What the better question looks like

The more useful question in 2026 is not how to buy a new identity online.

It is which parts of identity can be changed lawfully, through which authorities, with what documentation, and with what continuing obligations still attached. That framing is less cinematic, but it is far closer to reality.

A new legal name may be possible. Updated records may be possible. A second citizenship may be possible in some circumstances. Reissued documents may be possible. A lower-visibility life may be possible. But each of those outcomes depends on lawful process, official recognition, and documentary consistency.

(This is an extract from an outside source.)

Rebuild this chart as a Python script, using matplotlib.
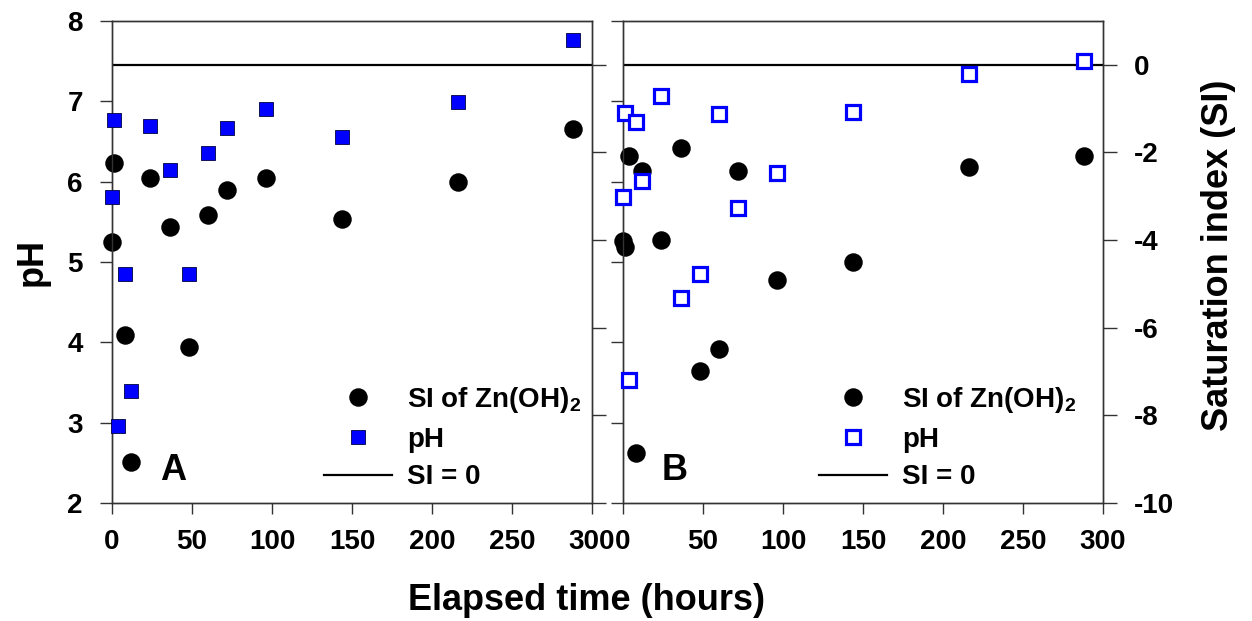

None of them is strengthened by pretending the internet is a substitute for state authority.

That is the real answer in 2026. “How to get a new identity online” is the wrong question because it starts where the law does not. It starts with a marketplace promise instead of a recognized legal event. And in an age of digital verification, biometric checks, and tougher fraud scrutiny, that mistake is becoming easier to detect and more expensive to make.